Así que cuando no son los bárbaros (la destrucción de los Budas de Bamiyán por los talibanes en 2001 es solo un ejemplo), son la codicia y las facilidades del mercado ―incluidos los diligentes saqueadores a comisión― las que ponen en peligro el patrimonio artístico, pese a las resoluciones de la ONU para preservar en la medida de lo posible este legado o a la constatación de que en ocasiones este tráfico ilícito sirve para financiar a grupos terroristas como el Estado Islámico. Además, al margen de un acto de justicia, la devolución de las 180 piezas de Steinhardt tampoco escapa a la corriente internacional de restitución de obras de arte que cuelgan en muchos museos del mundo, tras haber sido expoliadas por la colonización o, como en el caso de los mármoles del Partenón, por el robo.
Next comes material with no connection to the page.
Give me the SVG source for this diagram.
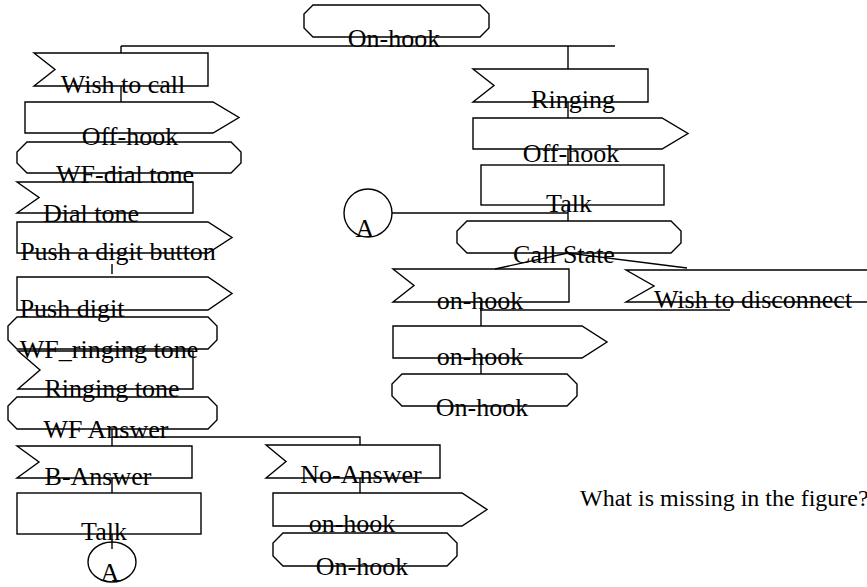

Mediante un comunicado publicado el pasado día 6, el abogado de Steinhardt dijo que el magnate está encantado de devolver obras “adquiridas erróneamente” y que se reserva el derecho a pedir “una compensación a los intermediarios” ―el proceloso mundo de los camellos, o dealers, artísticos―, subrayando que muchos de ellos le aseguraron haber obtenido las piezas legalmente. En total, la unidad de tráfico de obras de arte creada para seguir las huellas de su colección ha recuperado en estos cuatro años más de 3.000 objetos, la mitad de los cuales han sido ya devueltos a sus países de origen, mientras que un millar más están pendientes de procedimientos legales. En la sentencia que prohíbe al infractor volver a atesorar una sola pieza más, publicada el lunes pasado por la Fiscalía de Manhattan con una relación tan pormenorizada de los objetos que más parece el catálogo de un museo que un fallo judicial, el veterano fiscal Vance también afea en términos morales la conducta de Steinhardt: durante décadas, subraya el texto, no solo fue un ávido depredador sin escrúpulos, también ocasionó “un grave daño cultural al mundo”. Justicia poética. Y artística.